** THE EXERCISE **
No images are to be carried over; print all other material exactly as it stands.

** DATA SEGMENT **

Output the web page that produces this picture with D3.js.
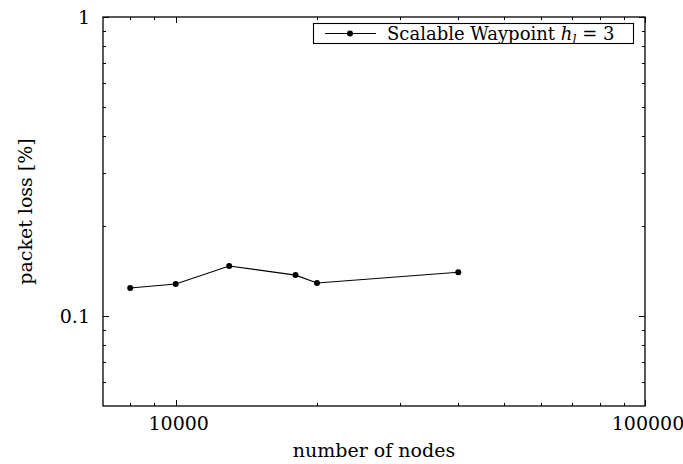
<!DOCTYPE html>
<html>
<head>
<meta charset="utf-8">
<script src="https://cdn.jsdelivr.net/npm/d3@7"></script>
<style>
  html, body { margin: 0; padding: 0; background: #fff; }
</style>
</head>
<body>
<svg id="chart" width="683" height="464"></svg>
<script>
// Data
const nodes = [8000, 10000, 13000, 18000, 20000, 40000];
const loss = [0.124, 0.128, 0.147, 0.137, 0.129, 0.140];
const xMajorTicks = [10000, 100000];
const xMinorTicks = [8000, 9000, 20000, 30000, 40000, 50000, 60000, 70000, 80000, 90000];
const yMajorTicks = [0.1, 1];
const yMinorTicks = [0.06, 0.07, 0.08, 0.09, 0.2, 0.3, 0.4, 0.5, 0.6, 0.7, 0.8, 0.9];
const xTickLabels = ["10000", "100000"];
const yTickLabels = ["0.1", "1"];
const seriesName = "Scalable Waypoint";

const FONT = "DejaVu Serif";
const svg = d3.select("#chart").attr("font-family", FONT);
const L = 103, R = 645, T = 17, B = 406;
const fs = 19;

const x = d3.scaleLog().domain([7000, 100000]).range([L, R]);
const y = d3.scaleLog().domain([0.05, 1]).range([B, T]);

const g = svg.append("g");

function txt(sel) { return sel.append("text").attr("font-family", FONT).attr("fill", "#000"); }

// Tick marks (inward, mirrored)
function xTicks(vals, len) {
  vals.forEach(v => {
    const px = Math.round(x(v)) + 0.5;
    g.append("line").attr("x1", px).attr("x2", px).attr("y1", B).attr("y2", B - len)
      .attr("stroke", "#000").attr("stroke-width", 1);
    g.append("line").attr("x1", px).attr("x2", px).attr("y1", T).attr("y2", T + len)
      .attr("stroke", "#000").attr("stroke-width", 1);
  });
}
function yTicks(vals, len) {
  vals.forEach(v => {
    const py = Math.round(y(v)) + 0.5;
    g.append("line").attr("x1", L).attr("x2", L + len).attr("y1", py).attr("y2", py)
      .attr("stroke", "#000").attr("stroke-width", 1);
    g.append("line").attr("x1", R).attr("x2", R - len).attr("y1", py).attr("y2", py)
      .attr("stroke", "#000").attr("stroke-width", 1);
  });
}
xTicks(xMajorTicks, 6);
xTicks(xMinorTicks, 3);
yTicks(yMajorTicks, 6);
yTicks(yMinorTicks, 3);

// Frame
g.append("rect").attr("x", L).attr("y", T).attr("width", R - L).attr("height", B - T)
  .attr("fill", "none").attr("stroke", "#000").attr("stroke-width", 1.3);

// Tick labels
xMajorTicks.forEach((v, i) => {
  txt(g).attr("x", x(v) + 3).attr("y", 430)
    .attr("text-anchor", "middle").attr("font-size", fs).text(xTickLabels[i]);
});
yMajorTicks.forEach((v, i) => {
  txt(g).attr("x", 90).attr("y", y(v) + 7)
    .attr("text-anchor", "end").attr("font-size", fs).text(yTickLabels[i]);
});

// Axis labels
txt(g).attr("x", (L + R) / 2).attr("y", 457)
  .attr("text-anchor", "middle").attr("font-size", fs).text("number of nodes");
txt(g).attr("transform", `translate(32,${(T + B) / 2}) rotate(-90)`)
  .attr("text-anchor", "middle").attr("font-size", fs).text("packet loss [%]");

// Series
const data = nodes.map((n, i) => [n, loss[i]]);
const line = d3.line().x(d => x(d[0])).y(d => y(d[1]));
g.append("path").datum(data).attr("d", line)
  .attr("fill", "none").attr("stroke", "#000").attr("stroke-width", 1.1);
g.selectAll("circle.pt").data(data).enter().append("circle")
  .attr("class", "pt").attr("cx", d => x(d[0])).attr("cy", d => y(d[1])).attr("r", 3)
  .attr("fill", "#000");

// Legend
const lfs = 18;
const lg = g.append("g");
lg.append("rect").attr("x", 313.5).attr("y", 23.5).attr("width", 320).attr("height", 20)
  .attr("fill", "#fff").attr("stroke", "#000").attr("stroke-width", 1.1);
lg.append("line").attr("x1", 325).attr("x2", 376).attr("y1", 33.5).attr("y2", 33.5)
  .attr("stroke", "#000").attr("stroke-width", 1.1);
lg.append("circle").attr("cx", 350).attr("cy", 33.5).attr("r", 3).attr("fill", "#000");
const lt = txt(lg).attr("x", 387).attr("y", 40).attr("font-size", lfs);
lt.append("tspan").text(seriesName + " ");
lt.append("tspan").attr("font-style", "italic").text("h");
lt.append("tspan").attr("font-style", "italic").attr("font-size", lfs * 0.7).attr("dy", 4).text("l");
lt.append("tspan").attr("dy", -4).text(" = 3");
</script>
</body>
</html>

** SOLUTION **
Output the web page that produces this picture with D3.js.
<!DOCTYPE html>
<html>
<head>
<meta charset="utf-8">
<script src="https://cdn.jsdelivr.net/npm/d3@7"></script>
<style>
  html, body { margin: 0; padding: 0; background: #fff; }
</style>
</head>
<body>
<svg id="chart" width="683" height="464"></svg>
<script>
// Data
const nodes = [8000, 10000, 13000, 18000, 20000, 40000];
const loss = [0.124, 0.128, 0.147, 0.137, 0.129, 0.140];
const xMajorTicks = [10000, 100000];
const xMinorTicks = [8000, 9000, 20000, 30000, 40000, 50000, 60000, 70000, 80000, 90000];
const yMajorTicks = [0.1, 1];
const yMinorTicks = [0.06, 0.07, 0.08, 0.09, 0.2, 0.3, 0.4, 0.5, 0.6, 0.7, 0.8, 0.9];
const xTickLabels = ["10000", "100000"];
const yTickLabels = ["0.1", "1"];
const seriesName = "Scalable Waypoint";

const FONT = "DejaVu Serif";
const svg = d3.select("#chart").attr("font-family", FONT);
const L = 103, R = 645, T = 17, B = 406;
const fs = 19;

const x = d3.scaleLog().domain([7000, 100000]).range([L, R]);
const y = d3.scaleLog().domain([0.05, 1]).range([B, T]);

const g = svg.append("g");

function txt(sel) { return sel.append("text").attr("font-family", FONT).attr("fill", "#000"); }

// Tick marks (inward, mirrored)
function xTicks(vals, len) {
  vals.forEach(v => {
    const px = Math.round(x(v)) + 0.5;
    g.append("line").attr("x1", px).attr("x2", px).attr("y1", B).attr("y2", B - len)
      .attr("stroke", "#000").attr("stroke-width", 1);
    g.append("line").attr("x1", px).attr("x2", px).attr("y1", T).attr("y2", T + len)
      .attr("stroke", "#000").attr("stroke-width", 1);
  });
}
function yTicks(vals, len) {
  vals.forEach(v => {
    const py = Math.round(y(v)) + 0.5;
    g.append("line").attr("x1", L).attr("x2", L + len).attr("y1", py).attr("y2", py)
      .attr("stroke", "#000").attr("stroke-width", 1);
    g.append("line").attr("x1", R).attr("x2", R - len).attr("y1", py).attr("y2", py)
      .attr("stroke", "#000").attr("stroke-width", 1);
  });
}
xTicks(xMajorTicks, 6);
xTicks(xMinorTicks, 3);
yTicks(yMajorTicks, 6);
yTicks(yMinorTicks, 3);

// Frame
g.append("rect").attr("x", L).attr("y", T).attr("width", R - L).attr("height", B - T)
  .attr("fill", "none").attr("stroke", "#000").attr("stroke-width", 1.3);

// Tick labels
xMajorTicks.forEach((v, i) => {
  txt(g).attr("x", x(v) + 3).attr("y", 430)
    .attr("text-anchor", "middle").attr("font-size", fs).text(xTickLabels[i]);
});
yMajorTicks.forEach((v, i) => {
  txt(g).attr("x", 90).attr("y", y(v) + 7)
    .attr("text-anchor", "end").attr("font-size", fs).text(yTickLabels[i]);
});

// Axis labels
txt(g).attr("x", (L + R) / 2).attr("y", 457)
  .attr("text-anchor", "middle").attr("font-size", fs).text("number of nodes");
txt(g).attr("transform", `translate(32,${(T + B) / 2}) rotate(-90)`)
  .attr("text-anchor", "middle").attr("font-size", fs).text("packet loss [%]");

// Series
const data = nodes.map((n, i) => [n, loss[i]]);
const line = d3.line().x(d => x(d[0])).y(d => y(d[1]));
g.append("path").datum(data).attr("d", line)
  .attr("fill", "none").attr("stroke", "#000").attr("stroke-width", 1.1);
g.selectAll("circle.pt").data(data).enter().append("circle")
  .attr("class", "pt").attr("cx", d => x(d[0])).attr("cy", d => y(d[1])).attr("r", 3)
  .attr("fill", "#000");

// Legend
const lfs = 18;
const lg = g.append("g");
lg.append("rect").attr("x", 313.5).attr("y", 23.5).attr("width", 320).attr("height", 20)
  .attr("fill", "#fff").attr("stroke", "#000").attr("stroke-width", 1.1);
lg.append("line").attr("x1", 325).attr("x2", 376).attr("y1", 33.5).attr("y2", 33.5)
  .attr("stroke", "#000").attr("stroke-width", 1.1);
lg.append("circle").attr("cx", 350).attr("cy", 33.5).attr("r", 3).attr("fill", "#000");
const lt = txt(lg).attr("x", 387).attr("y", 40).attr("font-size", lfs);
lt.append("tspan").text(seriesName + " ");
lt.append("tspan").attr("font-style", "italic").text("h");
lt.append("tspan").attr("font-style", "italic").attr("font-size", lfs * 0.7).attr("dy", 4).text("l");
lt.append("tspan").attr("dy", -4).text(" = 3");
</script>
</body>
</html>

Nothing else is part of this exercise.